[Spambayes] full o' spaces

Sat Mar 8 19:45:00 EST 2003

>>> Tim Stone replying to Neil Schemenauer
> >  Adding more code every time a spammer
> >comes up with a new trick is completely reactionary and will eventually
> >destroy the code base.  I'm mystified as to how you can call such an
> >approach proactive.
> 
> Again, I was suggesting that we find the holes before they do. I think
> that we should begin to think like spammers, not like people trying to
> defeat spammers. If we were on the other side, what would we do? Gosh,
> I can think of things, simple things. And if I can find something
> that actually crashes the tokenizer, all the better. I'll look at the
> code, more closely than most on this team ever will. I'll find the
> holes, and blast away. My goal? Not to get spam into mailboxes, but to
> destroy the anti-spam community. Make people give up hope that this
> problem really is/can be solved. That's the way to make you and me go
> away. Simply make it so people don't believe in us.
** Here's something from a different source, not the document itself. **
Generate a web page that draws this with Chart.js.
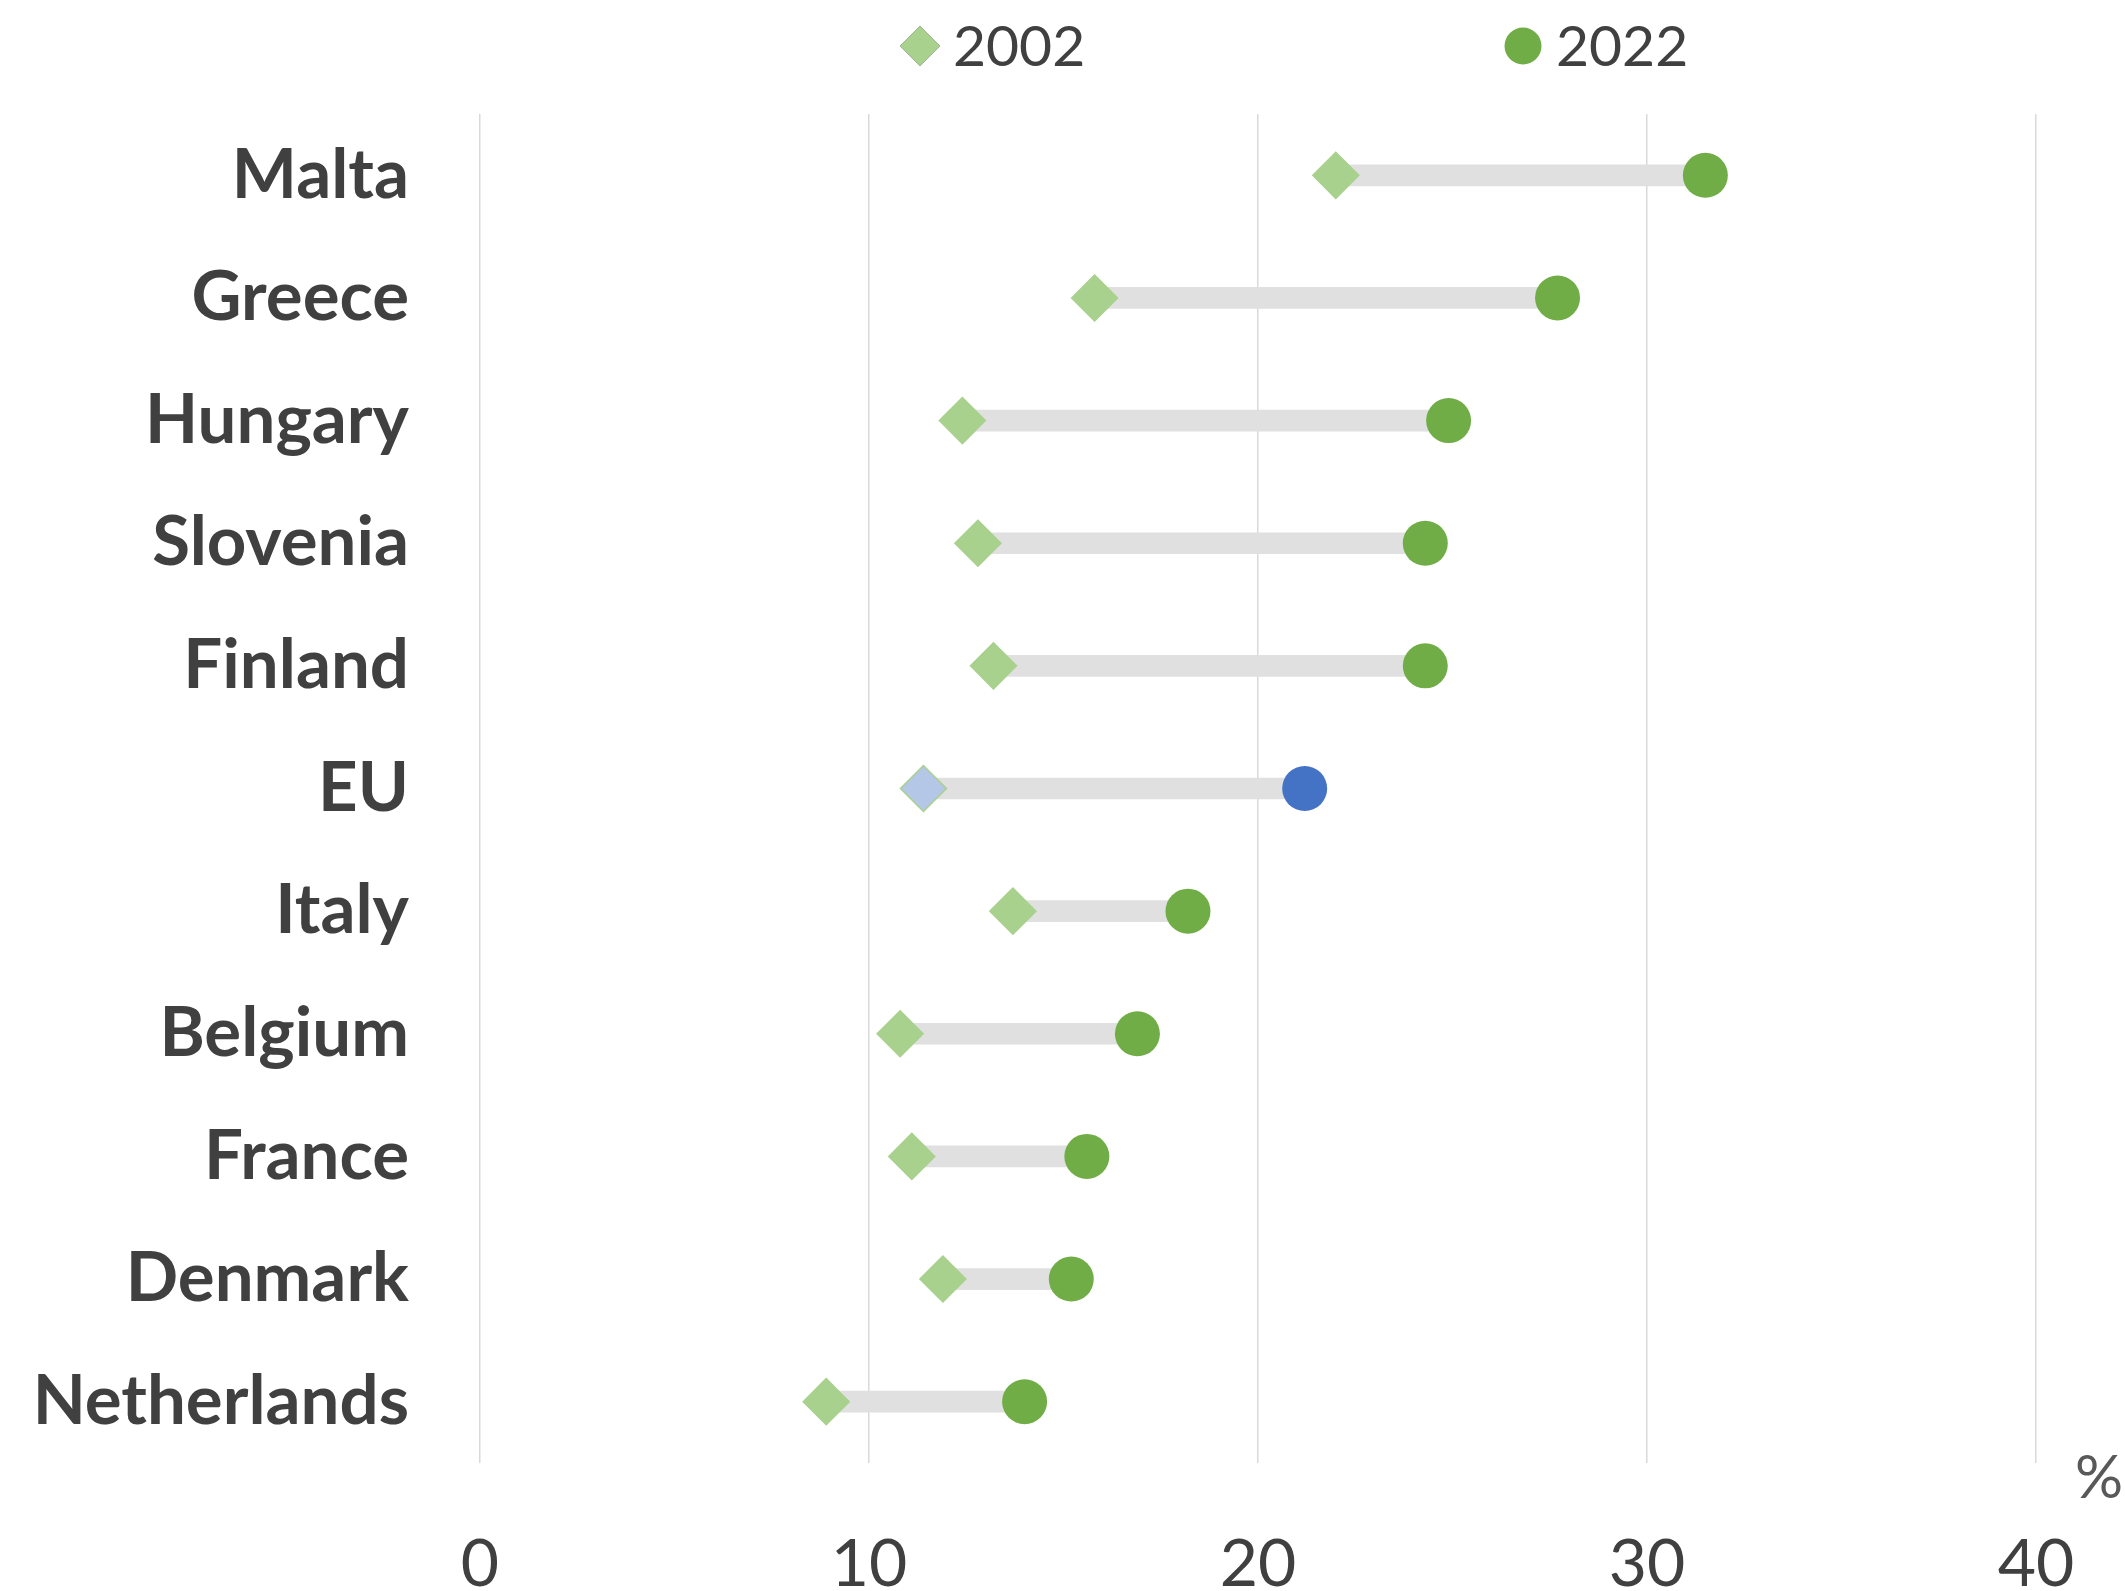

We're not talking about something that crashes the tokenizer. We're 
talking about a new spam technique that's been seen in a very small 
number of live spams. I've not yet seen one of these, and I get an
absolute shiteload of spam every day. Note also that a lot of people
run spamassassin, and it's absolute death on this technique (called
"gappy text", from memory). The chances of this technique surviving
very long is very small.

We can sit here for days, weeks and months and think of ways to defeat
the existing classifier. We have done that, in the past. But a change that
is not tested and shown to improve existing results, does _not_ belong 
in the code base. It goes against _everything_ that has made this project 
successful. 

Sure - if you find a way to actually crash the tokeniser, then the fix
should go in. But "what if"ing serves no use, and may make things worse.

Anthony
-- 
Anthony Baxter     <anthony at interlink.com.au>   
It's never too late to have a happy childhood.